Hacker News new | ask | show | jobs
by feike 1397 days ago
Reminds me of Markus Winand who hands out stickers on database conferences banning offset.

His site is a great resource for anyone wanting to take a deeper dive on SQL performance:

https://use-the-index-luke.com/sql/partial-results/fetch-nex...

4 comments

So basically do it like Reddit?

https://old.reddit.com/?count=25&after=t3_wtpvdp

I noticed Reddit's pagination has that "after" parameter, which points to the last post on the current page.

It glitches out if the last item is deleted by moderators, but otherwise it works smoothly.

On Reddit I frequently see the "next" page having the same posts as the previous page. Not all the same but many of the same. Like, maybe after is being respected but the sorting is different or something.
You took some time to read the page and while reading it, the homepage changed and some new posts got added to the top. Therefore some posts get moved to the 2nd page.
I see that on Hacker News a decent amount as well when going through the top stories across multiple pages. My assumption has always been that the order changes between when I load the page and when I move to the next one (which sometimes is not for another several minutes).
The problem with Reddit is that the sorting isn't by time, so the content order changes.

The only solution I can think of for that is to track which individual posts have been shown to which users, which is quite a lot of work to do.

Do you know if this is specific to MySQL or does it also apply to other RDBMS like PostgreSQL?
Can't he just use rowversion?

No need for row value syntax and it works with MS SQL Server

how to jump to an arbitrary page?
You can do that with postgres histograms https://www.citusdata.com/blog/2016/03/30/five-ways-to-pagin... - go to the section "Keyset with Estimated Bookmarks"

> As we saw, plain keyset pagination offers no facility to jump a certain percentage into the results except through client guesswork. However the PostgreSQL statistics collector maintains per-column histograms of value distribution. We can use these estimates in conjunction with limits and small offsets to get fast random-access pagination through a hybrid approach.

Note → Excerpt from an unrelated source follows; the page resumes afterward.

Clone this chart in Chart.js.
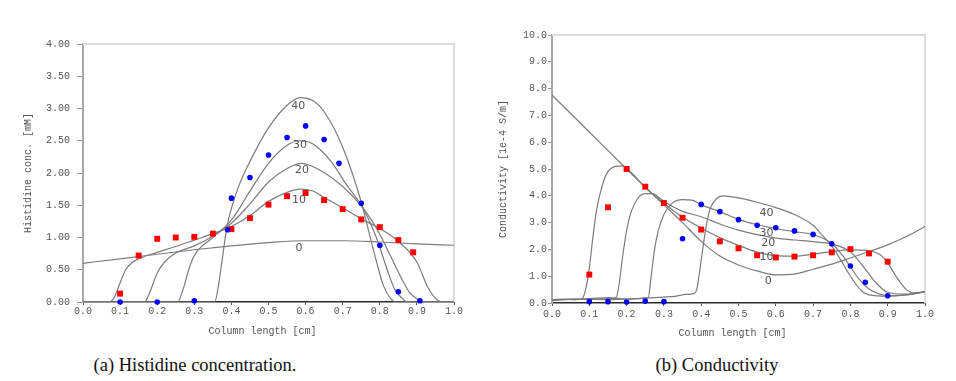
<!DOCTYPE html>
<html><head><meta charset="utf-8">
<script src="https://cdn.jsdelivr.net/npm/chart.js@4.4.1/dist/chart.umd.min.js"></script>
<style>
html,body{margin:0;padding:0;background:#fff}
body{width:956px;height:381px;position:relative;overflow:hidden}
#c1{position:absolute;left:0;top:0}
#c2{position:absolute;left:470px;top:0}
.cap{position:absolute;top:355px;font-family:"Liberation Serif","DejaVu Serif",serif;font-size:18.5px;color:#111;white-space:nowrap;transform:translateX(-50%)}
</style></head><body>
<canvas id="c1" width="470" height="345"></canvas>
<canvas id="c2" width="486" height="345"></canvas>
<div class="cap" style="left:195px">(a) Histidine concentration.</div>
<div class="cap" style="left:717px">(b) Conductivity</div>
<script>
// ---------- shared ticks ----------
const xTickVals = [0,0.1,0.2,0.3,0.4,0.5,0.6,0.7,0.8,0.9,1.0];
const histYTicks = [0,0.5,1,1.5,2,2.5,3,3.5,4];
const condYTicks = [0,1,2,3,4,5,6,7,8,9,10];

// ---------- (a) histidine: measured points ----------
const histRedX = [0.1,0.15,0.2,0.25,0.3,0.35,0.4,0.45,0.5,0.55,0.6,0.65,0.7,0.75,0.8,0.85,0.89];
const histRedY = [0.13,0.72,0.98,1.0,1.01,1.06,1.13,1.30,1.51,1.64,1.69,1.58,1.44,1.28,1.16,0.96,0.77];
const histBlueX = [0.1,0.2,0.3,0.39,0.4,0.45,0.5,0.55,0.6,0.65,0.69,0.75,0.8,0.85,0.908];
const histBlueY = [0,0,0.02,1.12,1.61,1.93,2.28,2.55,2.73,2.52,2.15,1.53,0.88,0.16,0.02];

// ---------- (a) histidine: model curves ----------
const hc0X = [0,0.1,0.2,0.3,0.4,0.5,0.6,0.7,0.8,0.9,1.0];
const hc0Y = [0.60,0.67,0.74,0.81,0.87,0.92,0.95,0.95,0.93,0.90,0.88];
const hc10X = [0,0.07,0.085,0.1,0.115,0.13,0.15,0.2,0.25,0.3,0.35,0.4,0.45,0.5,0.55,0.585,0.62,0.65,0.7,0.75,0.8,0.85,0.9,0.93,0.955,0.97,1.0];
const hc10Y = [0,0,0.08,0.3,0.5,0.6,0.67,0.77,0.86,0.96,1.06,1.17,1.34,1.56,1.7,1.75,1.72,1.62,1.46,1.29,1.14,0.94,0.62,0.22,0.03,0,0];
const hc20X = [0,0.165,0.18,0.2,0.22,0.25,0.3,0.35,0.4,0.45,0.5,0.55,0.59,0.64,0.7,0.75,0.78,0.8,0.83,0.86,0.88,0.9,0.92,1.0];
const hc20Y = [0,0,0.15,0.45,0.62,0.76,0.87,1.02,1.22,1.52,1.86,2.07,2.15,2.04,1.79,1.49,1.25,1.05,0.7,0.35,0.15,0.05,0,0];
const hc30X = [0,0.255,0.27,0.285,0.3,0.35,0.4,0.45,0.5,0.55,0.585,0.62,0.67,0.71,0.75,0.78,0.8,0.82,0.84,0.86,0.875,1.0];
const hc30Y = [0,0,0.2,0.5,0.72,1.0,1.27,1.72,2.15,2.43,2.5,2.45,2.17,1.82,1.5,1.15,0.85,0.5,0.2,0.06,0,0];
const hc40X = [0,0.355,0.365,0.375,0.388,0.4,0.42,0.45,0.5,0.55,0.585,0.62,0.65,0.7,0.75,0.77,0.79,0.81,0.83,0.845,1.0];
const hc40Y = [0,0,0.25,0.65,1.17,1.45,1.8,2.18,2.7,3.05,3.17,3.12,2.95,2.4,1.55,1.1,0.65,0.25,0.05,0,0];

const histLabelText = ['40','30','20','10','0'];
const histLabelX = [0.58,0.585,0.59,0.582,0.582];
const histLabelY = [3.04,2.43,2.05,1.58,0.84];

// ---------- (b) conductivity: measured points ----------
const condRedX = [0.1,0.15,0.2,0.25,0.3,0.35,0.4,0.45,0.5,0.55,0.6,0.65,0.7,0.75,0.8,0.85,0.9];
const condRedY = [1.06,3.57,5.0,4.34,3.73,3.18,2.74,2.30,2.04,1.78,1.70,1.73,1.78,1.89,2.01,1.85,1.54];
const condBlueX = [0.1,0.15,0.2,0.25,0.3,0.35,0.4,0.45,0.5,0.55,0.6,0.65,0.7,0.75,0.8,0.84,0.9];
const condBlueY = [0.05,0.05,0.04,0.07,0.05,2.40,3.68,3.41,3.11,2.90,2.81,2.69,2.56,2.21,1.38,0.77,0.27];

// ---------- (b) conductivity: model curves ----------
const cc0X = [0,0.1,0.2,0.25,0.3,0.35,0.4,0.45,0.5,0.55,0.6,0.65,0.7,0.75,0.8,0.85,0.9,0.95,1.0];
const cc0Y = [7.76,6.38,5.0,4.32,3.66,3.0,2.3,1.75,1.42,1.2,1.05,1.08,1.26,1.45,1.68,1.92,2.17,2.48,2.85];
const cc10X = [0,0.03,0.06,0.08,0.09,0.1,0.11,0.12,0.135,0.15,0.17,0.19,0.21,0.25,0.3,0.35,0.4,0.45,0.5,0.55,0.6,0.65,0.7,0.75,0.8,0.85,0.88,0.9,0.92,0.95,0.97,1.0];
const cc10Y = [0.12,0.14,0.12,0.15,0.5,1.3,2.5,3.5,4.4,4.9,5.1,5.12,4.9,4.32,3.72,3.2,2.8,2.44,2.15,1.9,1.77,1.75,1.82,1.92,1.98,1.95,1.8,1.5,1.05,0.5,0.38,0.42];
const cc20X = [0,0.05,0.1,0.15,0.172,0.18,0.19,0.2,0.21,0.23,0.25,0.27,0.29,0.3,0.35,0.4,0.45,0.5,0.55,0.6,0.65,0.7,0.75,0.8,0.835,0.87,0.9,0.95,1.0];
const cc20Y = [0.12,0.15,0.13,0.16,0.2,0.7,1.8,2.7,3.3,3.9,4.08,4.08,3.9,3.8,3.42,3.22,2.95,2.72,2.55,2.42,2.35,2.29,2.2,1.91,1.35,0.73,0.4,0.33,0.42];
const cc30X = [0,0.05,0.1,0.15,0.2,0.258,0.265,0.275,0.285,0.3,0.32,0.35,0.375,0.4,0.45,0.5,0.55,0.6,0.65,0.7,0.75,0.78,0.8,0.82,0.85,0.88,0.9,0.95,1.0];
const cc30Y = [0.1,0.13,0.15,0.12,0.15,0.2,0.9,2.0,2.7,3.3,3.7,3.86,3.84,3.66,3.41,3.12,2.92,2.78,2.66,2.55,2.22,1.75,1.35,0.95,0.52,0.32,0.28,0.3,0.42];
const cc40X = [0,0.05,0.1,0.15,0.2,0.25,0.3,0.33,0.36,0.38,0.388,0.395,0.405,0.415,0.425,0.44,0.46,0.5,0.55,0.6,0.65,0.7,0.72,0.75,0.77,0.8,0.83,0.85,0.9,0.95,1.0];
const cc40Y = [0.12,0.14,0.16,0.2,0.15,0.18,0.22,0.25,0.32,0.35,0.5,1.1,2.1,3.0,3.55,3.88,4.0,3.92,3.76,3.56,3.3,2.9,2.6,2.12,1.7,1.0,0.45,0.3,0.25,0.3,0.42];

const condLabelText = ['40','30','20','10','0'];
const condLabelX = [0.575,0.575,0.58,0.575,0.58];
const condLabelY = [3.35,2.62,2.23,1.70,0.80];

// ---------- helpers ----------
const pts = (xs, ys) => xs.map((x, i) => ({x: x, y: ys[i]}));
const MONO = '"Liberation Mono", "DejaVu Sans Mono", monospace';
const TXT = '#555';

function curve(xs, ys) {
  return {data: pts(xs, ys), showLine: true, pointRadius: 0, borderColor: '#7c7c7c',
          borderWidth: 1.2, cubicInterpolationMode: 'monotone', fill: false};
}
function redSet(xs, ys) {
  return {data: pts(xs, ys), showLine: false, pointStyle: 'rect', pointRadius: 4.2,
          backgroundColor: '#ff0000', borderWidth: 0, clip: false};
}
function blueSet(xs, ys) {
  return {data: pts(xs, ys), showLine: false, pointStyle: 'circle', pointRadius: 2.8,
          backgroundColor: '#0000ff', borderWidth: 0, clip: false};
}

const framePlugin = {
  id: 'frame',
  beforeDatasetsDraw(chart) {
    const {ctx, chartArea: a} = chart;
    ctx.save();
    ctx.strokeStyle = '#dcdcdc';
    ctx.lineWidth = 2;
    ctx.beginPath();
    ctx.moveTo(a.left, a.top);
    ctx.lineTo(a.right, a.top);
    ctx.lineTo(a.right, a.bottom);
    ctx.stroke();
    ctx.restore();
  }
};
const labelPlugin = {
  id: 'curveLabels',
  afterDatasetsDraw(chart, args, opts) {
    const {ctx, scales: {x, y}} = chart;
    ctx.save();
    ctx.font = '11px "DejaVu Sans", sans-serif';
    ctx.fillStyle = '#555';
    ctx.textAlign = 'center';
    ctx.textBaseline = 'middle';
    opts.text.forEach((t, i) => ctx.fillText(t, x.getPixelForValue(opts.xs[i]), y.getPixelForValue(opts.ys[i])));
    ctx.restore();
  }
};

function makeOptions(cfg) {
  return {
    responsive: false,
    animation: false,
    events: [],
    layout: {padding: {top: cfg.padTop, right: cfg.padRight, left: 0, bottom: 0}},
    plugins: {
      legend: {display: false},
      tooltip: {enabled: false},
      curveLabels: {text: cfg.labelText, xs: cfg.labelX, ys: cfg.labelY}
    },
    scales: {
      x: {
        type: 'linear', min: 0, max: 1,
        afterBuildTicks: s => { s.ticks = xTickVals.map(v => ({value: v})); },
        afterFit: s => { s.height = cfg.xHeight; },
        grid: {drawOnChartArea: false, drawTicks: true, tickLength: 3, color: '#555'},
        border: {display: true, color: '#2a2a2a', width: 1.6},
        ticks: {font: {family: MONO, size: 10}, color: TXT, padding: cfg.xTickPad,
                maxRotation: 0, autoSkip: false, callback: v => v.toFixed(1)},
        title: {display: true, text: 'Column length [cm]  ', color: TXT,
                font: {family: MONO, size: 10}, padding: {top: 0, bottom: cfg.xTitlePad}}
      },
      y: {
        type: 'linear', min: cfg.yMin, max: cfg.yMax,
        afterBuildTicks: s => { s.ticks = cfg.yTicks.map(v => ({value: v})); },
        afterFit: s => { s.width = cfg.yWidth; },
        grid: {drawOnChartArea: false, drawTicks: true, tickLength: cfg.yTickLen, color: '#999'},
        border: {display: true, color: '#a8a8a8', width: 2},
        ticks: {font: {family: MONO, size: 10}, color: TXT, padding: cfg.yTickPad,
                autoSkip: false, callback: v => v.toFixed(cfg.yDec)},
        title: {display: true, text: cfg.yTitle, color: TXT,
                font: {family: MONO, size: 10}, padding: {top: cfg.yTitlePad, bottom: 0}}
      }
    }
  };
}

new Chart(document.getElementById('c1'), {
  type: 'scatter',
  data: {datasets: [
    blueSet(histBlueX, histBlueY),
    redSet(histRedX, histRedY),
    curve(hc0X, hc0Y), curve(hc10X, hc10Y), curve(hc20X, hc20Y),
    curve(hc30X, hc30Y), curve(hc40X, hc40Y)
  ]},
  options: makeOptions({padTop: 44, padRight: 16, xHeight: 43, yWidth: 83,
    yMin: 0, yMax: 4, yTicks: histYTicks, yDec: 2, yTickLen: 6, yTickPad: 7,
    xTickPad: 0, xTitlePad: 7.5, yTitle: 'Histidine conc. [mM]', yTitlePad: 22,
    labelText: histLabelText, labelX: histLabelX, labelY: histLabelY}),
  plugins: [framePlugin, labelPlugin]
});

new Chart(document.getElementById('c2'), {
  type: 'scatter',
  data: {datasets: [
    blueSet(condBlueX, condBlueY),
    redSet(condRedX, condRedY),
    curve(cc0X, cc0Y), curve(cc10X, cc10Y), curve(cc20X, cc20Y),
    curve(cc30X, cc30Y), curve(cc40X, cc40Y)
  ]},
  options: makeOptions({padTop: 35, padRight: 31, xHeight: 42, yWidth: 82,
    yMin: 0, yMax: 10, yTicks: condYTicks, yDec: 1, yTickLen: 4, yTickPad: 1,
    xTickPad: 2, xTitlePad: 6, yTitle: 'Conductivity [1e-4 S/m]', yTitlePad: 27,
    labelText: condLabelText, labelX: condLabelX, labelY: condLabelY}),
  plugins: [framePlugin, labelPlugin]
});
</script>
</body></html>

Jumping to a specific page is a bit of an ambiguous / undefined term in this case. Like asking for a specific page in a book that's still being written. Maybe today the plot twist occurred on page 100, but then the author decides chapter 1 needs more backstory, and now the plot twist happens on page 115.

Unless you can guarantee your data is static, or that the sorting order cannot be mutated and only append later values, the concept of what data belongs in which page could be changing every millisecond.

Do you really need to jump to an arbitrary page and land on the exact item? For many applications an approximate jump is fine. If your column is fairly uniformly distributed you can guess the index for any arbitrary page.
Yes, my business users will feel like they don't have sufficient access to their data if they can't.

> If your column is fairly uniformly distributed you can guess the index for any arbitrary page.

I don't think that'll work in a multi-tenancy situation with complex filters.

I bet your users does not always know what is best for them.
Some people thoroughly enjoy a linear saccade search! See for example any social media app.

It definitely isn’t in the users’ best interest to have any method of scrolling through a lot of records.

You don't, but instead you can jump to an arbitrary place in the results. For example, you could show results starting from the letter P, or show results starting from 2022-04-02.
Spoiler: you can’t.
But the entire concept is that this is an adaptation to the fact that data may be added to or removed from the database. If that's true, there would be no benefit in jumping to a specific page - there's no guarantee that that page will display any particular data.